Here, I will use the critical value from the Student's t distribution so that we get an exact confidence interval for the simulated data.

In [7]:
alpha, mu, sigma, N, S = 0.05, 0, 1, 100, 100000 
X=np.random.normal(mu,sigma,(N,S))

crit=stats.t.ppf(1-alpha/2, N-1)
xbar=np.mean(X, axis=0)
se=np.std(X, axis=0, ddof=1)/np.sqrt(N)

in_CI=np.sum((mu>(xbar-crit*se))&(mu<(xbar+crit*se)))
print(in_CI/S)
0.94936

Let's plot the simulated sampling distribution of the sample mean.

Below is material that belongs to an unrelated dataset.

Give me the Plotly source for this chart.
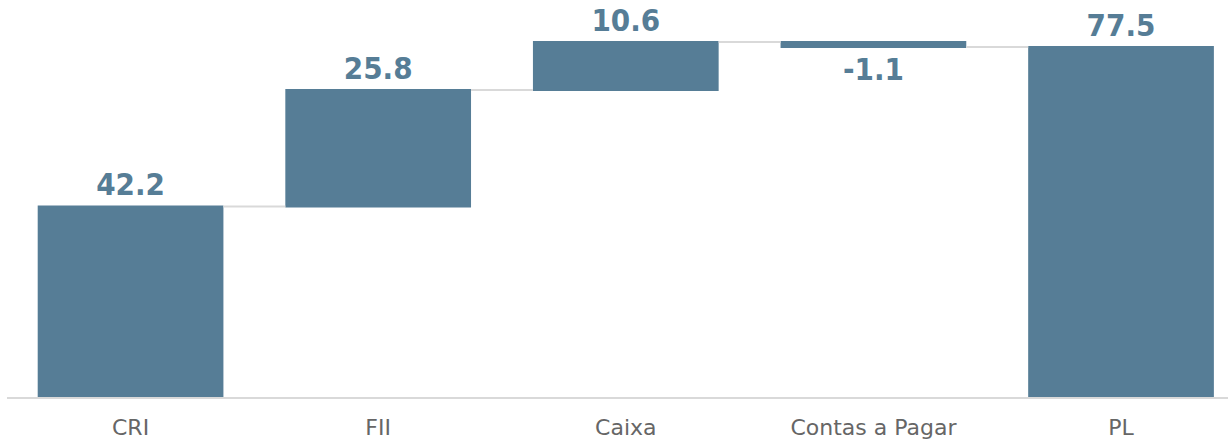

Since the degrees of freedom is high, the distribution is very nearly Gaussian.

In [8]:
%matplotlib inline
import matplotlib.pyplot as plt
import seaborn as sns
In [9]:
sns.distplot(xbar)
sns.plt.show()

Exercise 5

In this case the confidence interval is slightly too conservative.

In [10]:
mu=0
alpha, N, S = 0.05, 100, 100000
X=np.random.standard_t(3,(N,S))

crit=stats.t.ppf(1-alpha/2, N-1)
xbar=np.mean(X, axis=0)
se=np.std(X, axis=0, ddof=1)/np.sqrt(N)

in_CI=np.sum((mu>(xbar-crit*se))&(mu<(xbar+crit*se)))
print(in_CI/S)
0.95304

Even though the sample size is N=100, the simulated sampling distribution is fat-tailed and therefore far from Gaussian:

In [11]:
sns.distplot(xbar)
sns.plt.show()

Exercise 6

In [12]:
def ztest(x, mu0):
    xbar=np.mean(x)
    se=np.std(x, ddof=1)/np.sqrt(len(x))
    z=np.abs((xbar-mu0)/se)
    return 2*(1-stats.norm.cdf(z))
In [13]:
x=np.random.normal(0,1,100)
print(ztest(x,0))

x=np.random.normal(0.5,1,100)
print(ztest(x,0))
0.959853200012
5.93414079995e-05

Exercise 7

In [14]:
alpha, mu, sigma, N, S = 0.01, 0, 1, 10, 100000 
X=np.random.normal(mu,sigma,(N,S))

xbar=np.mean(X, axis=0)
se=np.std(X, axis=0, ddof=1)/np.sqrt(N)
t=np.abs((xbar-mu)/se)
pvals=2*(1-stats.t.cdf(t, N-1))

print(np.sum(pvals<alpha)/S)
0.0101
In [15]:
alpha, mu, N, S = 0.01, 0, 10, 100000 
X=np.random.standard_t(3,(N,S))

xbar=np.mean(X, axis=0)
se=np.std(X, axis=0, ddof=1)/np.sqrt(N)
z=np.abs((xbar-mu)/se)
pvals=2*(1-stats.norm.cdf(z))

print(np.sum(pvals<alpha)/S)
0.02202

In this case using an inappropriate test makes the actual sigfinicance level to be more tha twice as high as the nominal significance level.

Exercise 8

In [16]:
def par_bootstrap_test(x, mu0, alpha=0.05, S=10000):
    N=len(x)
    df, _, sigma=stats.t.fit(x) # the second output is the mean estimate, which we ignore
    X=stats.t.rvs(df, mu0, sigma, size=(N,S)) # using a different function so that we can set the mean and variance
    means=np.mean(X,axis=0)
    xbar=np.mean(x, axis=0)
    return np.sum(np.abs(means-mu0)>np.abs(xbar-mu0))/S
In [22]:
x=np.random.standard_t(3,10)
print(par_bootstrap_test(x,0))

x=np.random.standard_t(3,10)
print(par_bootstrap_test(x,1))
0.4999
0.0003

Exercise 9

In [23]:
import pandas.io.data as web
import datetime
start = datetime.datetime(2010, 1, 1)
end = datetime.datetime(2013, 1, 27)
data = web.DataReader('SPY', 'yahoo', start, end)
returns=(np.log(data['Adj Close'])-np.log(data['Adj Close'].shift(1))).as_matrix()
returns=returns[1:] # removes the missing value generated by creating the returns
In [24]:
print(par_bootstrap_test(returns,0))
0.3496
In [25]:
print(ztest(returns,0))
0.281048957545